Session: Heliophysics and the Solar System
Name: Dr. Ioannis Kontogiannis (Leibniz Institute for Astrophysics Potsdam)
Coauthors:
No coauthors were included.
Type: Oral
Title: The evolution of net electric currents in solar active regions hosting delta-spots
Abstract:
Active regions that host delta-spots, i.e., opposite magnetic polarity sports sharing the same penumbra, often produce the strongest flares and coronal mass ejections. Their highly complex magnetic field configurations require the presence of strong volume electric currents. This work presents new results regarding the development of these electric currents during flux emergence and the subsequent magnetic interactions within active regions.

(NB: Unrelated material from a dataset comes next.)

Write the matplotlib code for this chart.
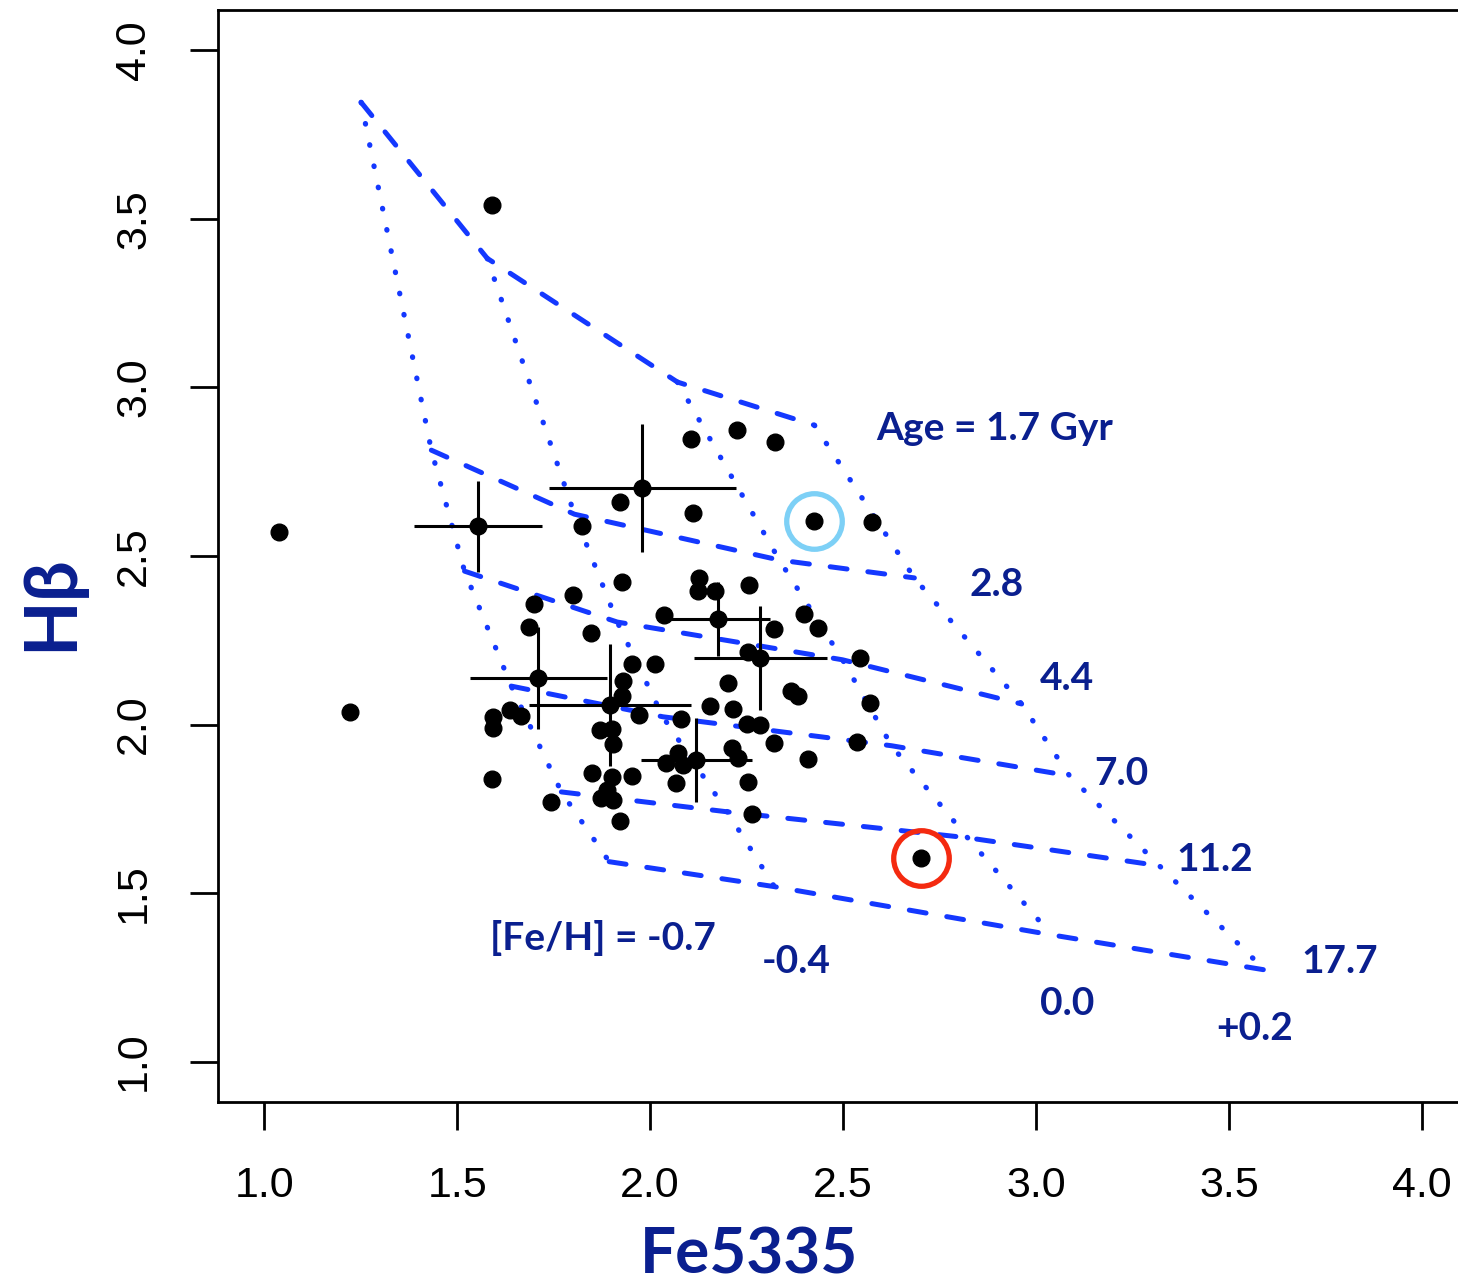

It utilizes a method based on image segmentation to determine more accurately the total unsigned non-neutralized (net) electric currents, Inn, injected to the corona. It has been found that Inn is significantly higher in strongly flaring regions, particularly before eruptive flares and strongly correlated with CME kinematic characteristics. The method is then applied on a sample of emerging active regions belonging to different magnetic complexity classes. Active regions with delta-spots contained systematically higher net electric currents. The temporal evolution of Inn exhibited intricate temporal evolution, with distinct events of increase, indicative of the various types of interactions between opposite magnetic polarities. The rate of increase of Inn during these events is strongly correlated with the flaring productivity of the source regions. In particular, active regions that produced X-class flares, such as NOAA 11158 and the superflaring region NOAA 12673, exhibited considerably higher rates of increase, as a consequence of strongly interacting opposite magnetic polarity partitions. The detailed study of net electric currents during these interactions can contribute to a better understanding of the origin of net electric currents in solar active regions.